TASK GOAL:
Extract only the first line of the listing and every line after it up to and including the one with "from matplotlib.ticker import". Omit the pictures.

INFORMATION PROVIDED:
***

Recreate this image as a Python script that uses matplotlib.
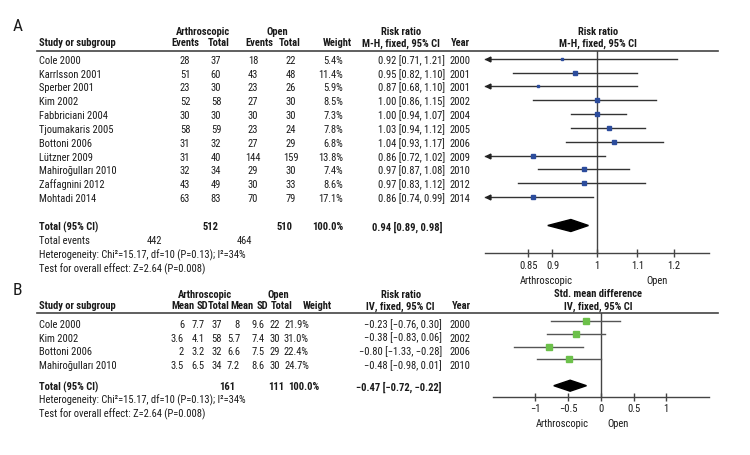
import os
import numpy as np
import matplotlib
matplotlib.use("Agg")
import matplotlib.pyplot as plt
from matplotlib import font_manager as fm
from matplotlib.font_manager import FontProperties
from matplotlib.ticker import FixedLocator, FixedFormatter, NullLocator

# ---------------- Panel A data ----------------
studies_a = ["Cole 2000", "Karrlsson 2001", "Sperber 2001", "Kim 2002", "Fabbriciani 2004",
             "Tjoumakaris 2005", "Bottoni 2006", "Lützner 2009", "Mahiroğulları 2010",
             "Zaffagnini 2012", "Mohtadi 2014"]
arth_events = [28, 51, 23, 52, 30, 58, 31, 31, 32, 43, 63]
arth_total = [37, 60, 30, 58, 30, 59, 32, 40, 34, 49, 83]
open_events = [18, 43, 23, 27, 30, 23, 27, 144, 29, 30, 70]
open_total = [22, 48, 26, 30, 30, 24, 29, 159, 30, 33, 79]
weight_a = [5.4, 11.4, 5.9, 8.5, 7.3, 7.8, 6.8, 13.8, 7.4, 8.6, 17.1]
rr = [0.92, 0.95, 0.87, 1.00, 1.00, 1.03, 1.04, 0.86, 0.97, 0.97, 0.86]
rr_lo = [0.71, 0.82, 0.68, 0.86, 0.94, 0.94, 0.93, 0.72, 0.87, 0.83, 0.74]
rr_hi = [1.21, 1.10, 1.10, 1.15, 1.07, 1.12, 1.17, 1.02, 1.08, 1.12, 0.99]
years_a = [2000, 2001, 2001, 2002, 2004, 2005, 2006, 2009, 2010, 2012, 2014]
total_a = {"arth_n": 512, "open_n": 510, "arth_ev": 442, "open_ev": 464,
           "est": 0.94, "lo": 0.89, "hi": 0.98}
ticks_a = [0.85, 0.9, 1, 1.1, 1.2]
ticklabels_a = ["0.85", "0.9", "1", "1.1", "1.2"]

# ---------------- Panel B data ----------------
studies_b = ["Cole 2000", "Kim 2002", "Bottoni 2006", "Mahiroğulları 2010"]
mean1 = [6, 3.6, 2, 3.5]
sd1 = [7.7, 4.1, 3.2, 6.5]
n1 = [37, 58, 32, 34]
mean2 = [8, 5.7, 6.6, 7.2]
sd2 = [9.6, 7.4, 7.5, 8.6]
n2 = [22, 30, 29, 30]
weight_b = [21.9, 31.0, 22.4, 24.7]
smd = [-0.23, -0.38, -0.80, -0.48]
smd_lo = [-0.76, -0.83, -1.33, -0.98]
smd_hi = [0.30, 0.06, -0.28, 0.01]
years_b = [2000, 2002, 2006, 2010]
total_b = {"n1": 161, "n2": 111, "est": -0.47, "lo": -0.72, "hi": -0.22}
ticks_b = [-1, -0.5, 0, 0.5, 1]
ticklabels_b = ["\u22121", "\u22120.5", "0", "0.5", "1"]

hetero = "Heterogeneity: Chi\u00b2=15.17, df=10 (P=0.13); I\u00b2=34%"
overall = "Test for overall effect: Z=2.64 (P=0.008)"

# ---------------- font choice: a narrow sans if one is installed ----------------
files = [f.fname for f in fm.fontManager.ttflist]


def pick(reg_keys, bold_keys):
    reg = [f for f in files if os.path.basename(f).lower() in reg_keys]
    bld = [f for f in files if os.path.basename(f).lower() in bold_keys]
    if reg:
        return reg[0], (bld[0] if bld else reg[0])
    return None


choice = None
for rk, bk in [
    (["liberationsansnarrow-regular.ttf"], ["liberationsansnarrow-bold.ttf"]),
    (["robotocondensed-regular.ttf"], ["robotocondensed-bold.ttf"]),
    (["notosans-condensed.ttf", "notosans-condensedregular.ttf"],
     ["notosans-condensedsemibold.ttf", "notosans-condensedbold.ttf"]),
    (["opensans-condensedregular.ttf", "opensans_condensed-regular.ttf"],
     ["opensans-condensedsemibold.ttf", "opensans_condensed-semibold.ttf", "opensans-condensedbold.ttf"]),
    (["dejavusanscondensed.ttf"], ["dejavusanscondensed-bold.ttf"]),
]:
    choice = pick(rk, bk)
    if choice:
        break

if choice:
    FP_R = FontProperties(fname=choice[0])
    FP_B = FontProperties(fname=choice[1])
else:
    FP_R = FontProperties(family='Roboto')
    FP_B = FontProperties(family='Roboto', weight='bold')

FS = 7.6
FS_LETTER = 12.5

W, H = 750, 455
fig = plt.figure(figsize=(W / 100, H / 100), dpi=100)
ov = fig.add_axes([0, 0, 1, 1])
ov.set_xlim(0, W)
ov.set_ylim(H, 0)
ov.axis('off')

TXT = '#1a1a1a'
LINE = '#444444'


def T(x, y, s, ha='left', bold=False, size=None):
    fp = (FP_B if bold else FP_R).copy()
    fp.set_size(size if size else FS)
    ov.text(x, y + 3.8, s, ha=ha, va='baseline', color=TXT, fontproperties=fp)


def fmt_ci(e, l, h):
    s = f"{e:.2f} [{l:.2f}, {h:.2f}]"
    return s.replace('-', '\u2212')


def pct(w):
    return f"{w:.1f}%"


def fax(x0, x1, y0, y1):
    return fig.add_axes([x0 / W, 1 - y1 / H, (x1 - x0) / W, (y1 - y0) / H])


# ================= Panel A =================
T(13, 27.5, "A", size=FS_LETTER)
T(203, 31, "Arthroscopic", 'center', True)
T(277, 31, "Open", 'center', True)
T(401, 31, "Risk ratio", 'center', True)
T(598, 31, "Risk ratio", 'center', True)
T(39, 42.5, "Study or subgroup", bold=True)
T(185, 42.5, "Events", 'center', True)
T(219, 42.5, "Total", 'center', True)
T(259, 42.5, "Events", 'center', True)
T(289.5, 42.5, "Total", 'center', True)
T(337, 42.5, "Weight", 'center', True)
T(401, 42.5, "M-H, fixed, 95% CI", 'center', True)
T(460, 42.5, "Year", 'center', True)
T(598, 42.5, "M-H, fixed, 95% CI", 'center', True)
ov.plot([37, 718], [50.5, 50.5], color=LINE, lw=1.2)

row0_a, pitch_a = 60, 13.83
for i, s in enumerate(studies_a):
    y = row0_a + pitch_a * i
    T(39, y, s)
    T(185, y, str(arth_events[i]), 'center')
    T(216, y, str(arth_total[i]), 'center')
    T(253, y, str(open_events[i]), 'center')
    T(291, y, str(open_total[i]), 'center')
    T(343, y, pct(weight_a[i]), 'right')
    T(445, y, fmt_ci(rr[i], rr_lo[i], rr_hi[i]), 'right')
    T(459.5, y, str(years_a[i]), 'center')

T(39, 226.7, "Total (95% CI)", bold=True)
T(210.5, 226.7, str(total_a["arth_n"]), 'center', True)
T(284.5, 226.7, str(total_a["open_n"]), 'center', True)
T(343, 226.7, pct(sum(weight_a)), 'right', True)
T(442, 226.7, fmt_ci(total_a["est"], total_a["lo"], total_a["hi"]), 'right', True)
T(39, 240.7, "Total events")
T(154, 240.7, str(total_a["arth_ev"]), 'center')
T(244, 240.7, str(total_a["open_ev"]), 'center')
T(39, 254.3, hetero)
T(39, 268.3, overall)

axa = fax(485, 709, 50.5, 253.3)
axa.set_xscale('log')
xa0, xa1 = 0.767, 1.304
axa.set_xlim(xa0, xa1)
axa.set_ylim(253.3, 50.5)
axa.patch.set_alpha(0)
for sp in ['top', 'left', 'right']:
    axa.spines[sp].set_visible(False)
axa.spines['bottom'].set_color(LINE)
axa.spines['bottom'].set_linewidth(1.0)
axa.axvline(1, color=LINE, lw=1.0, zorder=1)
for i in range(len(studies_a)):
    y = row0_a + pitch_a * i - 1.2
    lo = max(rr_lo[i], xa0)
    axa.plot([lo, rr_hi[i]], [y, y], color='#333333', lw=1.0, zorder=2, clip_on=False)
    if rr_lo[i] < xa0:
        axa.plot([xa0 * 1.006], [y], marker='<', ms=3.5, color='#222222', zorder=3, clip_on=False)
    axa.plot([rr[i]], [y], marker='s', ms=0.87 * np.sqrt(weight_a[i]), color='#2c4c9c',
             mec='#2c4c9c', zorder=4)
yd = 225.5
axa.fill([total_a["lo"], total_a["est"], total_a["hi"], total_a["est"]],
         [yd, yd - 6, yd, yd + 6], color='black', zorder=4)
axa.xaxis.set_major_locator(FixedLocator(ticks_a))
axa.xaxis.set_major_formatter(FixedFormatter(ticklabels_a))
axa.xaxis.set_minor_locator(NullLocator())
axa.tick_params(axis='x', direction='inout', length=6, width=1, color=LINE,
                labelcolor=TXT, pad=2.5)
axa.set_yticks([])
for lab in axa.get_xticklabels():
    fp = FP_R.copy(); fp.set_size(FS); lab.set_fontproperties(fp)
T(546, 280.7, "Arthroscopic", 'center')
T(657, 280.7, "Open", 'center')

# ================= Panel B =================
T(13, 291, "B", size=FS_LETTER)
T(205, 294, "Arthroscopic", 'center', True)
T(278, 294, "Open", 'center', True)
T(401, 294, "Risk ratio", 'center', True)
T(598, 293, "Std. mean difference", 'center', True)
T(39, 305.5, "Study or subgroup", bold=True)
T(183, 305.5, "Mean", 'center', True)
T(202, 305.5, "SD", 'center', True)
T(219, 305.5, "Total", 'center', True)
T(241.5, 305.5, "Mean", 'center', True)
T(262.5, 305.5, "SD", 'center', True)
T(282, 305.5, "Total", 'center', True)
T(317, 305.5, "Weight", 'center', True)
T(400, 305.5, "IV, fixed, 95% CI", 'center', True)
T(461, 305.5, "Year", 'center', True)
T(598, 305.5, "IV, fixed, 95% CI", 'center', True)
ov.plot([37, 718], [313, 313], color=LINE, lw=1.2)


def num(v):
    return f"{v:g}"


row0_b, pitch_b = 324, 13.7
for i, s in enumerate(studies_b):
    y = row0_b + pitch_b * i
    T(39, y, s)
    T(184, y, num(mean1[i]), 'right')
    T(205, y, num(sd1[i]), 'right')
    T(222, y, str(n1[i]), 'right')
    T(240, y, num(mean2[i]), 'right')
    T(265, y, num(sd2[i]), 'right')
    T(280, y, str(n2[i]), 'right')
    T(309, y, pct(weight_b[i]), 'right')
    T(442, y, fmt_ci(smd[i], smd_lo[i], smd_hi[i]), 'right')
    T(459.5, y, str(years_b[i]), 'center')

T(39, 386.7, "Total (95% CI)", bold=True)
T(227, 386.7, str(total_b["n1"]), 'center', True)
T(276, 386.7, str(total_b["n2"]), 'center', True)
T(304, 386.7, pct(sum(weight_b)), 'center', True)
T(442, 386.7, fmt_ci(total_b["est"], total_b["lo"], total_b["hi"]), 'right', True)
T(39, 400, hetero)
T(39, 413.3, overall)

axb = fax(492.7, 709.3, 313, 397.3)
xb0, xb1 = -1.655, 1.66
axb.set_xlim(xb0, xb1)
axb.set_ylim(397.3, 313)
axb.patch.set_alpha(0)
for sp in ['top', 'left', 'right']:
    axb.spines[sp].set_visible(False)
axb.spines['bottom'].set_color(LINE)
axb.spines['bottom'].set_linewidth(1.0)
axb.axvline(0, color=LINE, lw=1.0, zorder=1)
mrow0_b, mpitch_b = 321, 12.8
for i in range(len(studies_b)):
    y = mrow0_b + mpitch_b * i
    axb.plot([smd_lo[i], smd_hi[i]], [y, y], color='#555555', lw=1.0, zorder=2)
    axb.plot([smd[i]], [y], marker='s', ms=0.9 * np.sqrt(weight_b[i]), color='#6cc04a',
             mec='#6cc04a', zorder=4)
yd = 385.7
axb.fill([total_b["lo"], total_b["est"], total_b["hi"], total_b["est"]],
         [yd, yd - 5.5, yd, yd + 5.5], color='black', zorder=4)
axb.xaxis.set_major_locator(FixedLocator(ticks_b))
axb.xaxis.set_major_formatter(FixedFormatter(ticklabels_b))
axb.tick_params(axis='x', direction='inout', length=6, width=1, color=LINE,
                labelcolor=TXT, pad=1.5)
axb.set_yticks([])
for lab in axb.get_xticklabels():
    fp = FP_R.copy(); fp.set_size(FS); lab.set_fontproperties(fp)
T(562, 423, "Arthroscopic", 'center')
T(618, 423, "Open", 'center')

fig.savefig("out.png", dpi=100)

***

REPLY TO THE EXERCISE:
Recreate this image as a Python script that uses matplotlib.
import os
import numpy as np
import matplotlib
matplotlib.use("Agg")
import matplotlib.pyplot as plt
from matplotlib import font_manager as fm
from matplotlib.font_manager import FontProperties
from matplotlib.ticker import FixedLocator, FixedFormatter, NullLocator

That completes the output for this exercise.